Incredibly, there was what a source close to the case describes as ‘a screw up’: Pelicot was not prosecuted for attempting to rape Estella then – because, under French law, that investigation had been formally closed in 2001.

It remained so for two decades, until it was re-opened and examined afresh by the then newly formed cold-case unit.

Therefore, Pelicot’s only punishment, after that first arrest for ‘upskirting’, in 2010, was a €100 fine.

Were it not for this classic piece of French bureaucratic intransigence, his wife might have been spared her appalling ordeal. A fact she pointed out, with commendable restraint, this week.

So, what of Sophie Narme? Was the young Pelicot, who would have been 38 at the time, also the ‘Monsieur Duboste’ who subjected Sophie to his fatal frenzy?

While the cold-case team refused to comment on the case this week, they appear to believe so, for they have now charged him with her murder.

Evidence against him reportedly includes that of a witness, who says the man who made the flat viewing appointment resembled the young Pelicot.

His description was used for a photofit of the suspect. It shows a man with a broad face, wide-bridged nose, full lips and thick, dark hair styled in a mullet, fashionable in the early 1990s.

Dominique Pelicot is accused of recruiting men online to assault his wife over a ten-year period

Dominique Pelicot is accused of recruiting men online to assault his wife over a ten-year period

Is there a resemblance to the man we have seen shambling into the Avignon courtroom with a walking stick this week? Possibly, though as Pelicot is now jowly and grey it is impossible to tell.

Crime profilers have also apparently detected possible similarities between Sophie’s murder and the attack on Estella, but we are yet to learn what they are.

Pelicot, for his part, vehemently denies killing Sophie, and in her case, there is no DNA evidence. For, in another instance of French investigative incompetence, ­samples found in the apartment have been ‘lost’.

His lawyer, Beatrice Zavarro, believes the real killer to have been the Pockmarked Man, whom she says refused to take a DNA test before his suicide in 2021.

Mme Zavarro claims Pelicot is being scapegoated by the cold-case unit because they badly need to solve the high-profile murder, and he ­presents ‘the ideal culprit’. 

‘He says he wasn’t there and doesn’t know anything ­whatsoever about this woman,’ she told me, adding that, with the ­investigation still ongoing, a trial remained a long way off.
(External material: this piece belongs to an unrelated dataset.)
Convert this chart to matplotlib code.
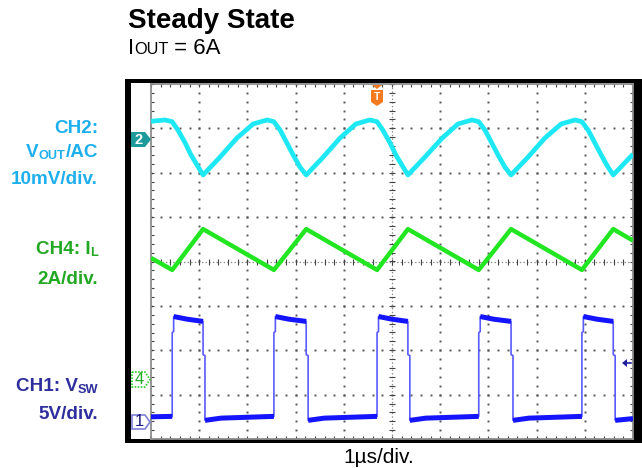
import numpy as np
import matplotlib
matplotlib.use("Agg")
import matplotlib.pyplot as plt
from matplotlib.patches import Rectangle, Polygon
from matplotlib.ticker import MultipleLocator

plt.rcParams["font.family"] = "Liberation Sans"
plt.rcParams["lines.scale_dashes"] = False

W, H = 642, 468

# time axis in divisions (1 us/div), vertical axis in divisions (8 div screen)
vout_t = [0.00, 0.29,
          0.44, 0.56, 0.71, 0.83, 0.98, 1.08, 1.43, 1.78, 2.12, 2.41,
          2.55, 2.68, 2.82, 2.95, 3.09, 3.22, 3.57, 3.92, 4.25, 4.54,
          4.69, 4.81, 4.96, 5.08, 5.23, 5.33, 5.68, 6.04, 6.37, 6.66,
          6.80, 6.93, 7.07, 7.20, 7.34, 7.47, 7.82, 8.17, 8.51, 8.80,
          8.94, 9.07, 9.21, 9.34, 9.48, 9.59, 9.94, 10.00]
vout_v = [3.16, 3.19,
          3.15, 2.96, 2.67, 2.40, 2.13, 1.95, 2.35, 2.78, 3.10, 3.19,
          3.15, 2.96, 2.67, 2.40, 2.13, 1.95, 2.35, 2.78, 3.10, 3.19,
          3.15, 2.96, 2.67, 2.40, 2.13, 1.95, 2.35, 2.78, 3.10, 3.19,
          3.15, 2.96, 2.67, 2.40, 2.13, 1.95, 2.35, 2.78, 3.10, 3.19,
          3.15, 2.96, 2.67, 2.40, 2.13, 1.95, 2.35, 2.42]

il_t = [0.00, 0.44, 1.08, 2.55, 3.22, 4.69, 5.33, 6.80, 7.47, 8.94, 9.59, 10.00]
il_v = [0.08, -0.19, 0.73, -0.19, 0.73, -0.19, 0.73, -0.19, 0.73, -0.19, 0.73, 0.47]

vsw_t = [0.00, 0.44, 0.44, 0.47, 0.47, 0.75, 1.08, 1.08, 1.12, 1.12, 1.45,
         2.55, 2.55, 2.58, 2.58, 2.86, 3.22, 3.22, 3.26, 3.26, 3.59,
         4.69, 4.69, 4.72, 4.72, 5.00, 5.33, 5.33, 5.37, 5.37, 5.70,
         6.80, 6.80, 6.83, 6.83, 7.11, 7.47, 7.47, 7.51, 7.51, 7.84,
         8.94, 8.94, 8.97, 8.97, 9.25, 9.59, 9.59, 9.63, 9.63, 10.00]
vsw_v = [-3.50, -3.49, -1.60, -1.58, -1.24, -1.30, -1.35, -2.10, -2.12, -3.58, -3.53,
         -3.49, -1.60, -1.58, -1.24, -1.30, -1.35, -2.10, -2.12, -3.58, -3.53,
         -3.49, -1.60, -1.58, -1.24, -1.30, -1.35, -2.10, -2.12, -3.58, -3.53,
         -3.49, -1.60, -1.58, -1.24, -1.30, -1.35, -2.10, -2.12, -3.58, -3.53,
         -3.49, -1.60, -1.58, -1.24, -1.30, -1.35, -2.10, -2.12, -3.58, -3.54]

CYAN = "#1ee8f4"
GREEN = "#22e622"
BLUE = "#1414ff"
BLUE_EDGE = "#5a5aff"

fig = plt.figure(figsize=(W / 100, H / 100), dpi=100)


def fx(x):
    return x / W


def fy(y):
    return 1 - y / H


def poly(pts, **kw):
    p = Polygon([(fx(a), fy(b)) for a, b in pts], closed=True,
                transform=fig.transFigure, **kw)
    fig.add_artist(p)


def rich(parts, x, y, ha="left", color="k", weight="normal"):
    # parts: (text, size, dy px); laid out on one baseline
    r = fig.canvas.get_renderer()
    arts = []
    for s, size, dy in parts:
        t = fig.text(0, 0, s, fontsize=size, color=color, fontweight=weight,
                     va="baseline", ha="left")
        arts.append((t, dy))
    widths = [t.get_window_extent(r).width for t, _ in arts]
    x0 = x - sum(widths) if ha == "right" else x
    for (t, dy), w in zip(arts, widths):
        t.set_position((fx(x0), fy(y - dy)))
        x0 += w


# scope frame
fig.add_artist(Rectangle((fx(125), fy(443)), (642 - 125) / W, (443 - 79) / H,
                         transform=fig.transFigure, facecolor="black", zorder=-2))
fig.add_artist(Rectangle((fx(131), fy(439)), (633 - 131) / W, (439 - 83) / H,
                         transform=fig.transFigure, facecolor="white", zorder=-1))

ax = fig.add_axes([fx(151), fy(439), (633 - 151) / W, (439 - 84) / H])
ax.set_xlim(0, 10)
ax.set_ylim(-4, 4)
for s in ax.spines.values():
    s.set_color("#8c8c8c")
    s.set_linewidth(1.3)
ax.xaxis.set_major_locator(MultipleLocator(1))
ax.yaxis.set_major_locator(MultipleLocator(1))
ax.xaxis.set_minor_locator(MultipleLocator(0.2))
ax.yaxis.set_minor_locator(MultipleLocator(0.2))
ax.tick_params(which="both", direction="in", top=True, right=True,
               labelbottom=False, labelleft=False, length=2.5, width=0.8,
               color="#444444")

# dotted graticule
fine_y = np.arange(-4, 4.01, 0.2)
fine_x = np.arange(0, 10.01, 0.2)
for gx in range(1, 10):
    if gx == 5:
        continue
    ax.plot(np.full_like(fine_y, gx), fine_y, ls="none", marker="s",
            ms=1.4, mew=0, color="#555555", zorder=1)
for gy in range(-3, 4):
    if gy == 0:
        continue
    ax.plot(fine_x, np.full_like(fine_x, gy), ls="none", marker="s",
            ms=1.4, mew=0, color="#555555", zorder=1)
# center crosshair
ax.plot([5, 5], [-4, 4], color="#888888", lw=0.9, ls=(0, (1, 1.6)), zorder=1)
ax.plot([0, 10], [0, 0], color="#888888", lw=0.9, ls=(0, (1, 1.6)), zorder=1)
ax.plot(np.full_like(fine_y, 5), fine_y, ls="none", marker="_", ms=4,
        mew=0.8, color="#444444", zorder=1)
ax.plot(fine_x, np.zeros_like(fine_x), ls="none", marker="|", ms=4,
        mew=0.8, color="#444444", zorder=1)

# traces
ax.plot(vout_t, vout_v, color=CYAN, lw=3.4, solid_joinstyle="round",
        solid_capstyle="butt", zorder=3)
ax.plot(il_t, il_v, color=GREEN, lw=3.2, solid_joinstyle="round",
        solid_capstyle="butt", zorder=3)

# switch node: thin edges, thick noisy flats
ax.plot(vsw_t, vsw_v, color=BLUE_EDGE, lw=1.2, zorder=4)
flat_t, flat_v = [], []
for i in range(len(vsw_t) - 1):
    if vsw_t[i + 1] - vsw_t[i] > 0.05:
        if not flat_t or flat_t[-1] != vsw_t[i]:
            flat_t += [np.nan, vsw_t[i]]
            flat_v += [np.nan, vsw_v[i]]
        flat_t.append(vsw_t[i + 1])
        flat_v.append(vsw_v[i + 1])
ax.plot(flat_t, flat_v, color=BLUE, lw=3.6, solid_joinstyle="round",
        solid_capstyle="butt", zorder=5)

# channel markers on the left strip
poly([(131, 132), (145, 132), (151, 139.5), (145, 147), (131, 147)],
     facecolor="#1f9a9a", edgecolor="none", zorder=5)
fig.text(fx(138.5), fy(139.5), "2", color="white", fontsize=10.5, fontweight="bold",
         ha="center", va="center", zorder=6)
poly([(132, 372), (145, 372), (150, 379.5), (145, 387), (132, 387)],
     facecolor="white", edgecolor="#2ecc2e", lw=1.2, ls=(0, (1.2, 1)), zorder=5)
fig.text(fx(139.5), fy(379.5), "4", color="#22aa22", fontsize=12,
         ha="center", va="center", zorder=6)
poly([(132, 415), (145, 415), (150, 422), (145, 429), (132, 429)],
     facecolor="white", edgecolor="#8080d8", lw=1.2, zorder=5)
fig.text(fx(139.5), fy(422), "1", color="#1c1c80", fontsize=12,
         ha="center", va="center", zorder=6)

# trigger position marker
poly([(372, 85), (382, 85), (377, 89)], facecolor="#f47a20", edgecolor="none", zorder=6)
poly([(371, 90), (383, 90), (383, 102), (377, 106), (371, 102)],
     facecolor="#f47a20", edgecolor="none", zorder=6)
fig.text(fx(377), fy(97), "T", color="white", fontsize=7.5, fontweight="bold",
         ha="center", va="center", zorder=7)

# trigger level marker
poly([(622, 363), (627, 359), (627, 367)], facecolor="#2020a0", edgecolor="none", zorder=6)
fig.add_artist(plt.Line2D([fx(626), fx(631)], [fy(363), fy(363)],
                          transform=fig.transFigure, color="#2020a0", lw=1.2, zorder=6))

# titles
fig.text(fx(128), fy(28), "Steady State", fontsize=20, fontweight="bold",
         va="baseline", ha="left")
rich([("I", 16, 0), ("OUT", 11.7, 0), (" = 6A", 16, 0)], 128, 54)

# channel labels
C2, C4, C1 = "#1eb0ee", "#22a822", "#2e2e9e"
LS, SS = 13.6, 9.2
rich([("CH2:", LS, 0)], 98, 133, ha="right", color=C2, weight="bold")
rich([("V", LS, 0), ("OUT", SS, -2), ("/AC", LS, 0)], 98, 157, ha="right",
     color=C2, weight="bold")
rich([("10mV/div.", LS, 0)], 98, 184, ha="right", color=C2, weight="bold")
rich([("CH4: I", LS, 0), ("L", SS, -2)], 98, 254, ha="right", color=C4, weight="bold")
rich([("2A/div.", LS, 0)], 98, 284, ha="right", color=C4, weight="bold")
rich([("CH1: V", LS, 0), ("SW", SS, -2)], 98, 391, ha="right", color=C1, weight="bold")
rich([("5V/div.", LS, 0)], 98, 419, ha="right", color=C1, weight="bold")

fig.text(fx(379), fy(463), "1\u00b5s/div.", fontsize=15, ha="center", va="baseline")

fig.savefig("out.png", dpi=100)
Concerned that it might affect her plea of mitigation, Zavarro believes it is unfair for the Sophie Narme murder case to be raised in the rape trial.

However, under cross-­examination this week from a ­lawyer acting for one of the 50 men accused of raping her, Mme Pelicot was asked whether she believed her husband to be ­capable of such a crime.

‘I couldn’t imagine him being involved in anything like that,’ replied his wife, who says he was only ever physically violent towards her once – after discovering she had cheated on him with a man at work.

She added: ‘I spent all those years with him, but I’m not the first person who has lived with someone all their lives without really knowing them.’

Yesterday, it was the turn of Pelicot’s daughter –another woman who spent a lifetime with him without ­discerning his dark side – to address the court.

Ms Darian, who has written a memoir titled ‘I No Longer Call Him Daddy’ and is now a ­campaigner against rape, sobbed as she remembered the man she once adored.

‘I loved the image of the man I thought he was,’ she said.

‘He was an affectionate dad. There was never an inappropriate look or gesture. This landed on me like a cataclysm. I wish this pain on no one.’

Addressing the judge, she added: ‘How can a person like me get better? How can you ever get better when you know your father is a sexual predator?’

How indeed? But was the monster who took pleasure in videoing his elderly wife being molested also a cold-hearted killer?

Did his depravity take root many years ago, after he swapped his electrician’s overalls for a smart suit and clipboard, and began hawking Paris apartments in a bid to climb the social ladder?

Only after he has been punished for his breathtaking betrayal might we find out whether he really was the French Mr Kipper.

And, if so, whether he was as ruthless as the faceless imposter who lured Suzy Lamplugh to her death.